--- Start of Data extract ---

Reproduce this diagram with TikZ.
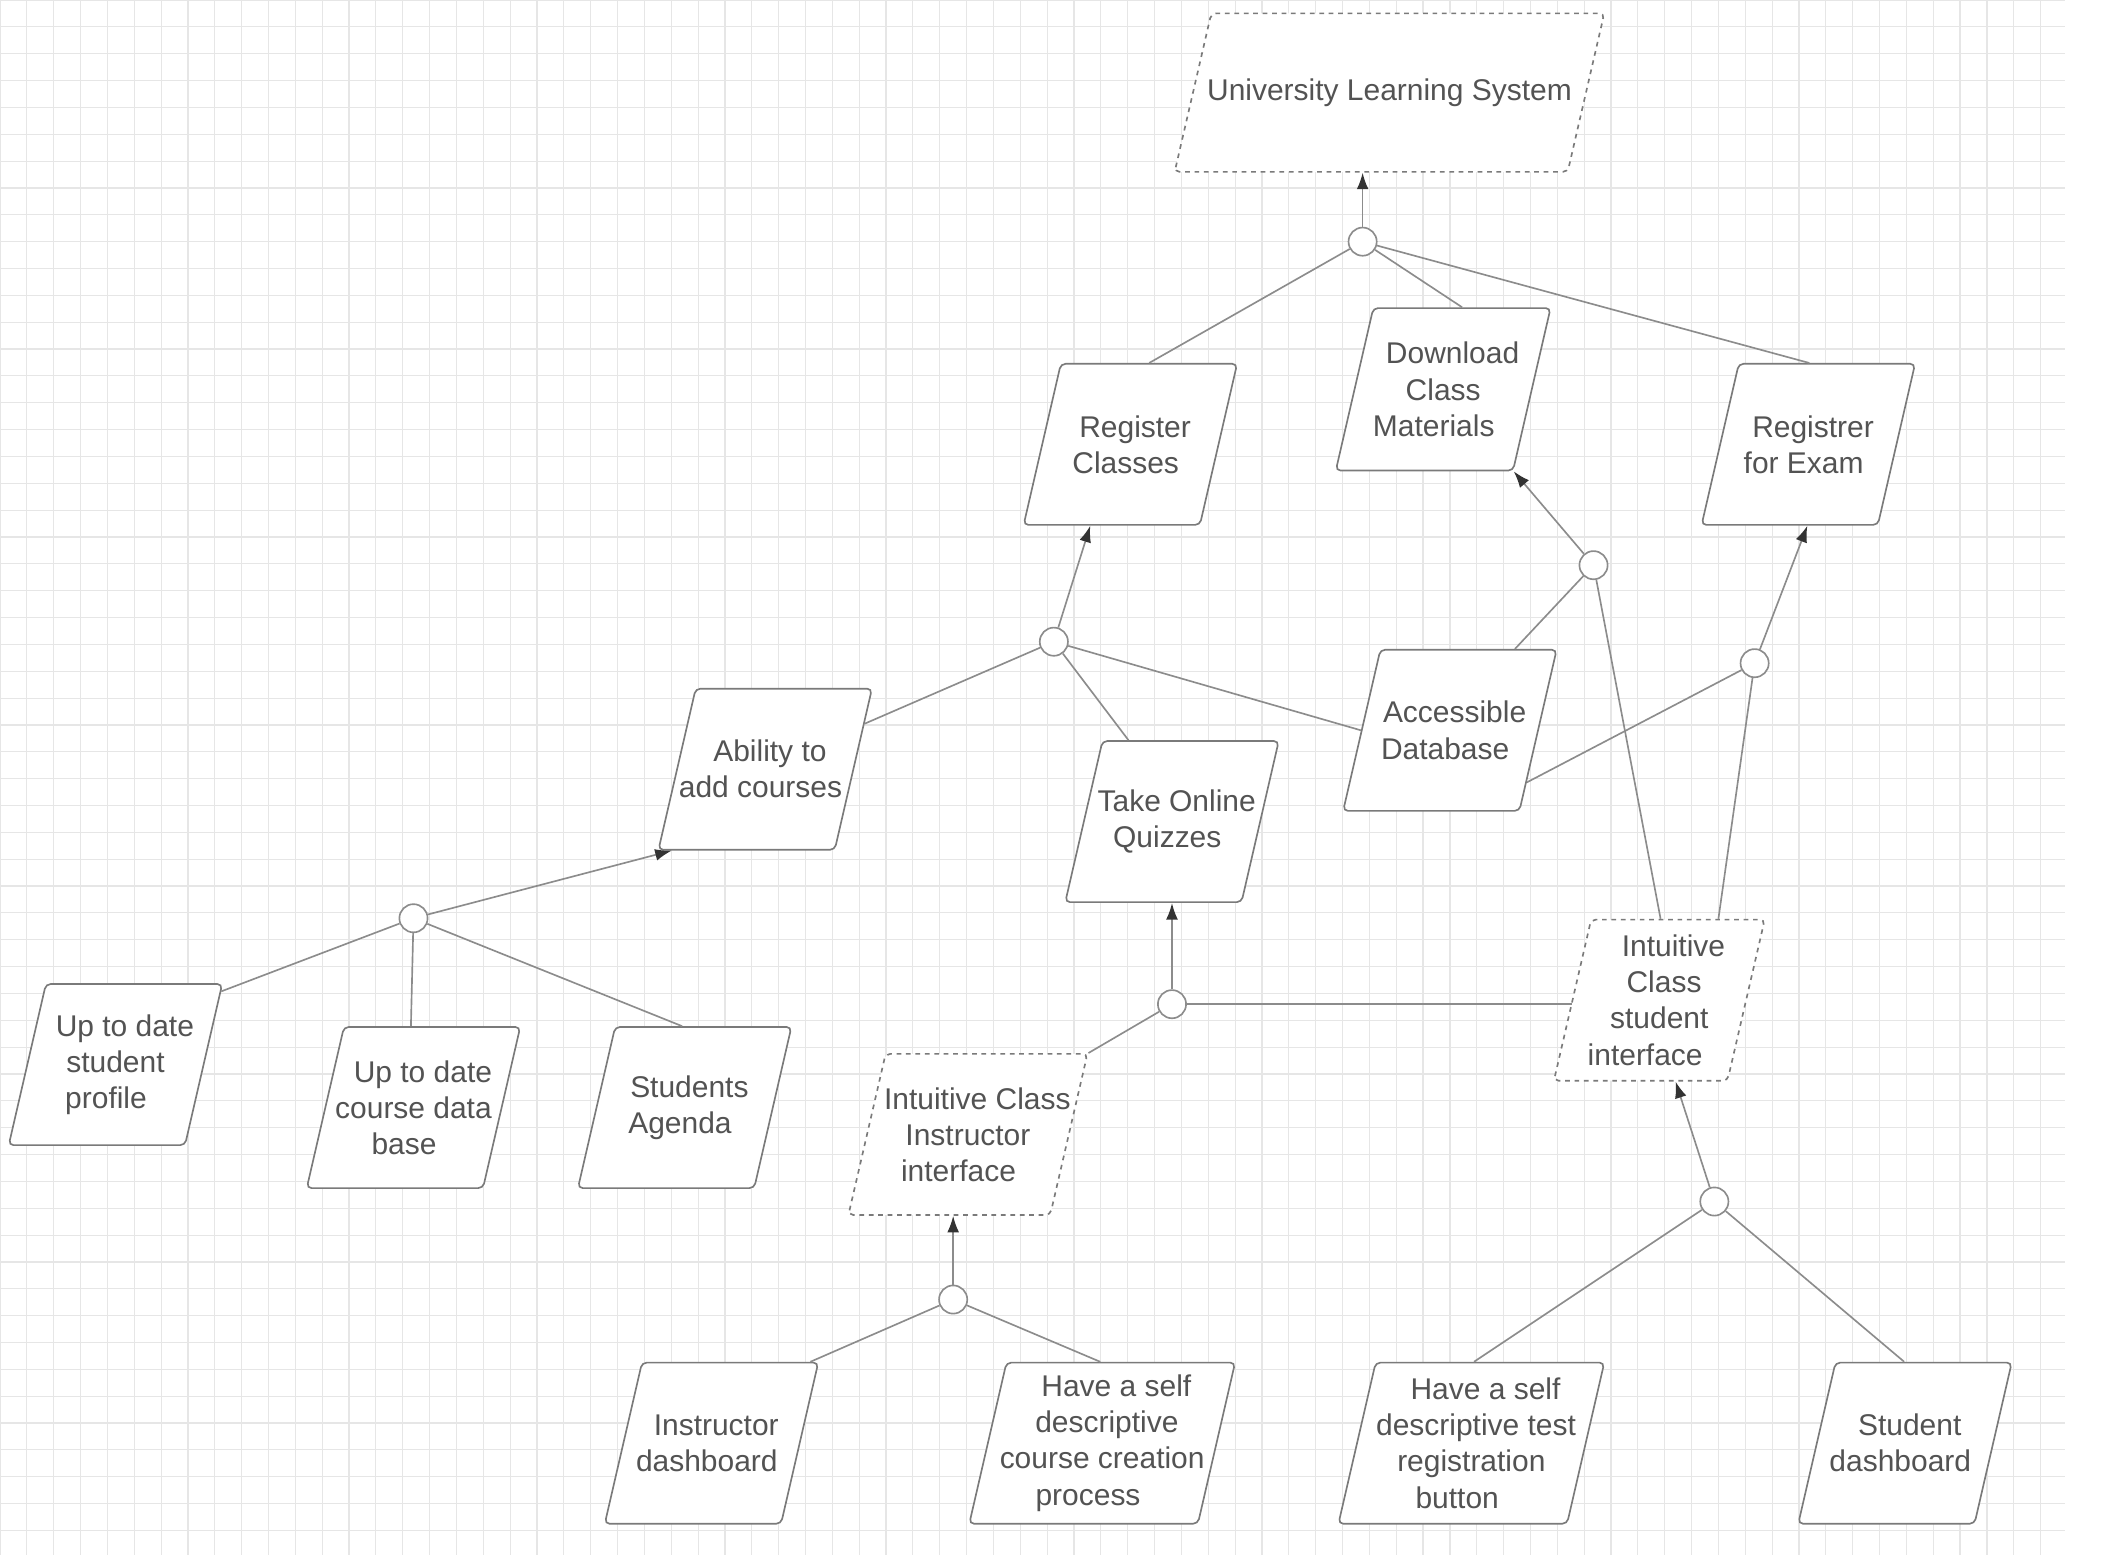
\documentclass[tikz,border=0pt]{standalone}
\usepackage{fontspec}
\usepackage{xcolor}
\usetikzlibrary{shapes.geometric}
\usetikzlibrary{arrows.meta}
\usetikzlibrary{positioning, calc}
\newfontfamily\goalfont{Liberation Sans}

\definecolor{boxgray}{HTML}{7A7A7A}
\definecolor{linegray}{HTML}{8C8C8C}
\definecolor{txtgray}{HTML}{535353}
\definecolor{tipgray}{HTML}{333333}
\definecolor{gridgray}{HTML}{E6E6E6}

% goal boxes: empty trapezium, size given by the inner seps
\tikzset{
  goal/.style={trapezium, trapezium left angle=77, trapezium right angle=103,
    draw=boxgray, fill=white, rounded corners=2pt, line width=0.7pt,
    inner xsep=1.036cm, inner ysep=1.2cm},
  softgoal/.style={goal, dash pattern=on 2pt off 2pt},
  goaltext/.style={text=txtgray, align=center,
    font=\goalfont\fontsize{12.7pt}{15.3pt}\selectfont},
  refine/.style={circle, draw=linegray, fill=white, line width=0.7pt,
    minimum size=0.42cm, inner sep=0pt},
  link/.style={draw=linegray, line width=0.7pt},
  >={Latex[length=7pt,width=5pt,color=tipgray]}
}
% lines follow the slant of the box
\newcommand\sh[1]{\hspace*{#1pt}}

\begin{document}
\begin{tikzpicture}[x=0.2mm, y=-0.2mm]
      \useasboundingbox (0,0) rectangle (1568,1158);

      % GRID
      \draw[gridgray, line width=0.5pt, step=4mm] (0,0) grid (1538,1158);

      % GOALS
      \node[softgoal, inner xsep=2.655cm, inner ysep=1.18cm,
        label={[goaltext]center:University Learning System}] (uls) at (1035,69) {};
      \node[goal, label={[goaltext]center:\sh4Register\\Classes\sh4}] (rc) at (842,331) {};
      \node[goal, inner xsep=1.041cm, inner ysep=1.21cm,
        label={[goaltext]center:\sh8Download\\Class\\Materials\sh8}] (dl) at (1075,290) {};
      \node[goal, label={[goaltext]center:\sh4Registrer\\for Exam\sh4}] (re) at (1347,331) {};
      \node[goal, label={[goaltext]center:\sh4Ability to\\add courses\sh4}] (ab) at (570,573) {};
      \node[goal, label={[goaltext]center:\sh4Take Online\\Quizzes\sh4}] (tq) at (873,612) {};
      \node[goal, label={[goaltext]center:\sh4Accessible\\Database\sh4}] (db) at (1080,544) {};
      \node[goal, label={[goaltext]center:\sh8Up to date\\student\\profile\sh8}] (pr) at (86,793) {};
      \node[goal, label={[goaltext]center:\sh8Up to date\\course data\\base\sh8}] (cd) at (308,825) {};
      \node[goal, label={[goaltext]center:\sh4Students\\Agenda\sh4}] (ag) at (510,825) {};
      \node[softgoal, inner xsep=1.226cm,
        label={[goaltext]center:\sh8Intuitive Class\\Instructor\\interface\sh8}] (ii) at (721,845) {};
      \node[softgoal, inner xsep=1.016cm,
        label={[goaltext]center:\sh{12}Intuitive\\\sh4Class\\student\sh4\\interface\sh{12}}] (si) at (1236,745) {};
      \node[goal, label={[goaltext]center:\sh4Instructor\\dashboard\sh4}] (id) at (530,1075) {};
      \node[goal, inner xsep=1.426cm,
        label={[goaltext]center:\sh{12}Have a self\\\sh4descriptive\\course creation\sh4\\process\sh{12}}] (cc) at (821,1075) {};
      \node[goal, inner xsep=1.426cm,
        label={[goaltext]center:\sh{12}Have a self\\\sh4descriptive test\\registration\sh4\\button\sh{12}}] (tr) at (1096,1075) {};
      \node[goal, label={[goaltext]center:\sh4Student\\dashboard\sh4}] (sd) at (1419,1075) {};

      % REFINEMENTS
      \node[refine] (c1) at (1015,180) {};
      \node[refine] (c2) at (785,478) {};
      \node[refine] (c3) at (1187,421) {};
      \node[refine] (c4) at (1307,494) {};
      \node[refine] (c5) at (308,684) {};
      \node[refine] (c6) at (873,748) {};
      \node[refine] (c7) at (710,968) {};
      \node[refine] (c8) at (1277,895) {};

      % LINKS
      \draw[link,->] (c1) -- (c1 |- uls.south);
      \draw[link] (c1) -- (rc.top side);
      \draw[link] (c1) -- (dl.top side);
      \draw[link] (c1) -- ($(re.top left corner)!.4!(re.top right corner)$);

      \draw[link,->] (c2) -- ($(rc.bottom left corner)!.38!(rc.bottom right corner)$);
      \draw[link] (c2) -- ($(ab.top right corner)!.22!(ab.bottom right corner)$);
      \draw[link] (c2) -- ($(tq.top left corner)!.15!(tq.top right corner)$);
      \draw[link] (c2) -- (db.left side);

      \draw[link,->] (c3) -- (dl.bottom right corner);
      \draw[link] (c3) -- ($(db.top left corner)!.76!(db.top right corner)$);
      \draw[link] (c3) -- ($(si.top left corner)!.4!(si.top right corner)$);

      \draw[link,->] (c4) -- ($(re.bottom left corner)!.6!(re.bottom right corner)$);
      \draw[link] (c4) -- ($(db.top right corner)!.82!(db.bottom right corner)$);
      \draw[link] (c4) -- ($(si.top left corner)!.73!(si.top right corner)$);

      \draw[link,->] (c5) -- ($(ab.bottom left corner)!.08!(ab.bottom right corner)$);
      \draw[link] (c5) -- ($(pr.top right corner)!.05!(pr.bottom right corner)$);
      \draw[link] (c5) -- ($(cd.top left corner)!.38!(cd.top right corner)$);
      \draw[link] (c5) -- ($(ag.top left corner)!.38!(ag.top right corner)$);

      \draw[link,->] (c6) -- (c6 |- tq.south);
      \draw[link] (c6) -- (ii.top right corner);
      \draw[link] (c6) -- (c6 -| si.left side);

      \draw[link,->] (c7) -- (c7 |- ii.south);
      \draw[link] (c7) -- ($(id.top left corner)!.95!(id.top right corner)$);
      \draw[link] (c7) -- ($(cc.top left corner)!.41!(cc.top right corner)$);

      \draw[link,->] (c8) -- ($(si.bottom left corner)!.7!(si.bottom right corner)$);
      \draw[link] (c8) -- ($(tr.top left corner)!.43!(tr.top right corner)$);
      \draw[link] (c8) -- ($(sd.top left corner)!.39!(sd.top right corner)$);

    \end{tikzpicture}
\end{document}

--- End of Data extract ---

*Aim of the task*: Write the lines above out again exactly, without any of their pictures.

*Reply*:
Reproduce this diagram with TikZ.
\documentclass[tikz,border=0pt]{standalone}
\usepackage{fontspec}
\usepackage{xcolor}
\usetikzlibrary{shapes.geometric}
\usetikzlibrary{arrows.meta}
\usetikzlibrary{positioning, calc}
\newfontfamily\goalfont{Liberation Sans}

\definecolor{boxgray}{HTML}{7A7A7A}
\definecolor{linegray}{HTML}{8C8C8C}
\definecolor{txtgray}{HTML}{535353}
\definecolor{tipgray}{HTML}{333333}
\definecolor{gridgray}{HTML}{E6E6E6}

% goal boxes: empty trapezium, size given by the inner seps
\tikzset{
  goal/.style={trapezium, trapezium left angle=77, trapezium right angle=103,
    draw=boxgray, fill=white, rounded corners=2pt, line width=0.7pt,
    inner xsep=1.036cm, inner ysep=1.2cm},
  softgoal/.style={goal, dash pattern=on 2pt off 2pt},
  goaltext/.style={text=txtgray, align=center,
    font=\goalfont\fontsize{12.7pt}{15.3pt}\selectfont},
  refine/.style={circle, draw=linegray, fill=white, line width=0.7pt,
    minimum size=0.42cm, inner sep=0pt},
  link/.style={draw=linegray, line width=0.7pt},
  >={Latex[length=7pt,width=5pt,color=tipgray]}
}
% lines follow the slant of the box
\newcommand\sh[1]{\hspace*{#1pt}}

\begin{document}
\begin{tikzpicture}[x=0.2mm, y=-0.2mm]
      \useasboundingbox (0,0) rectangle (1568,1158);

      % GRID
      \draw[gridgray, line width=0.5pt, step=4mm] (0,0) grid (1538,1158);

      % GOALS
      \node[softgoal, inner xsep=2.655cm, inner ysep=1.18cm,
        label={[goaltext]center:University Learning System}] (uls) at (1035,69) {};
      \node[goal, label={[goaltext]center:\sh4Register\\Classes\sh4}] (rc) at (842,331) {};
      \node[goal, inner xsep=1.041cm, inner ysep=1.21cm,
        label={[goaltext]center:\sh8Download\\Class\\Materials\sh8}] (dl) at (1075,290) {};
      \node[goal, label={[goaltext]center:\sh4Registrer\\for Exam\sh4}] (re) at (1347,331) {};
      \node[goal, label={[goaltext]center:\sh4Ability to\\add courses\sh4}] (ab) at (570,573) {};
      \node[goal, label={[goaltext]center:\sh4Take Online\\Quizzes\sh4}] (tq) at (873,612) {};
      \node[goal, label={[goaltext]center:\sh4Accessible\\Database\sh4}] (db) at (1080,544) {};
      \node[goal, label={[goaltext]center:\sh8Up to date\\student\\profile\sh8}] (pr) at (86,793) {};
      \node[goal, label={[goaltext]center:\sh8Up to date\\course data\\base\sh8}] (cd) at (308,825) {};
      \node[goal, label={[goaltext]center:\sh4Students\\Agenda\sh4}] (ag) at (510,825) {};
      \node[softgoal, inner xsep=1.226cm,
        label={[goaltext]center:\sh8Intuitive Class\\Instructor\\interface\sh8}] (ii) at (721,845) {};
      \node[softgoal, inner xsep=1.016cm,
        label={[goaltext]center:\sh{12}Intuitive\\\sh4Class\\student\sh4\\interface\sh{12}}] (si) at (1236,745) {};
      \node[goal, label={[goaltext]center:\sh4Instructor\\dashboard\sh4}] (id) at (530,1075) {};
      \node[goal, inner xsep=1.426cm,
        label={[goaltext]center:\sh{12}Have a self\\\sh4descriptive\\course creation\sh4\\process\sh{12}}] (cc) at (821,1075) {};
      \node[goal, inner xsep=1.426cm,
        label={[goaltext]center:\sh{12}Have a self\\\sh4descriptive test\\registration\sh4\\button\sh{12}}] (tr) at (1096,1075) {};
      \node[goal, label={[goaltext]center:\sh4Student\\dashboard\sh4}] (sd) at (1419,1075) {};

      % REFINEMENTS
      \node[refine] (c1) at (1015,180) {};
      \node[refine] (c2) at (785,478) {};
      \node[refine] (c3) at (1187,421) {};
      \node[refine] (c4) at (1307,494) {};
      \node[refine] (c5) at (308,684) {};
      \node[refine] (c6) at (873,748) {};
      \node[refine] (c7) at (710,968) {};
      \node[refine] (c8) at (1277,895) {};

      % LINKS
      \draw[link,->] (c1) -- (c1 |- uls.south);
      \draw[link] (c1) -- (rc.top side);
      \draw[link] (c1) -- (dl.top side);
      \draw[link] (c1) -- ($(re.top left corner)!.4!(re.top right corner)$);

      \draw[link,->] (c2) -- ($(rc.bottom left corner)!.38!(rc.bottom right corner)$);
      \draw[link] (c2) -- ($(ab.top right corner)!.22!(ab.bottom right corner)$);
      \draw[link] (c2) -- ($(tq.top left corner)!.15!(tq.top right corner)$);
      \draw[link] (c2) -- (db.left side);

      \draw[link,->] (c3) -- (dl.bottom right corner);
      \draw[link] (c3) -- ($(db.top left corner)!.76!(db.top right corner)$);
      \draw[link] (c3) -- ($(si.top left corner)!.4!(si.top right corner)$);

      \draw[link,->] (c4) -- ($(re.bottom left corner)!.6!(re.bottom right corner)$);
      \draw[link] (c4) -- ($(db.top right corner)!.82!(db.bottom right corner)$);
      \draw[link] (c4) -- ($(si.top left corner)!.73!(si.top right corner)$);

      \draw[link,->] (c5) -- ($(ab.bottom left corner)!.08!(ab.bottom right corner)$);
      \draw[link] (c5) -- ($(pr.top right corner)!.05!(pr.bottom right corner)$);
      \draw[link] (c5) -- ($(cd.top left corner)!.38!(cd.top right corner)$);
      \draw[link] (c5) -- ($(ag.top left corner)!.38!(ag.top right corner)$);

      \draw[link,->] (c6) -- (c6 |- tq.south);
      \draw[link] (c6) -- (ii.top right corner);
      \draw[link] (c6) -- (c6 -| si.left side);

      \draw[link,->] (c7) -- (c7 |- ii.south);
      \draw[link] (c7) -- ($(id.top left corner)!.95!(id.top right corner)$);
      \draw[link] (c7) -- ($(cc.top left corner)!.41!(cc.top right corner)$);

      \draw[link,->] (c8) -- ($(si.bottom left corner)!.7!(si.bottom right corner)$);
      \draw[link] (c8) -- ($(tr.top left corner)!.43!(tr.top right corner)$);
      \draw[link] (c8) -- ($(sd.top left corner)!.39!(sd.top right corner)$);

    \end{tikzpicture}
\end{document}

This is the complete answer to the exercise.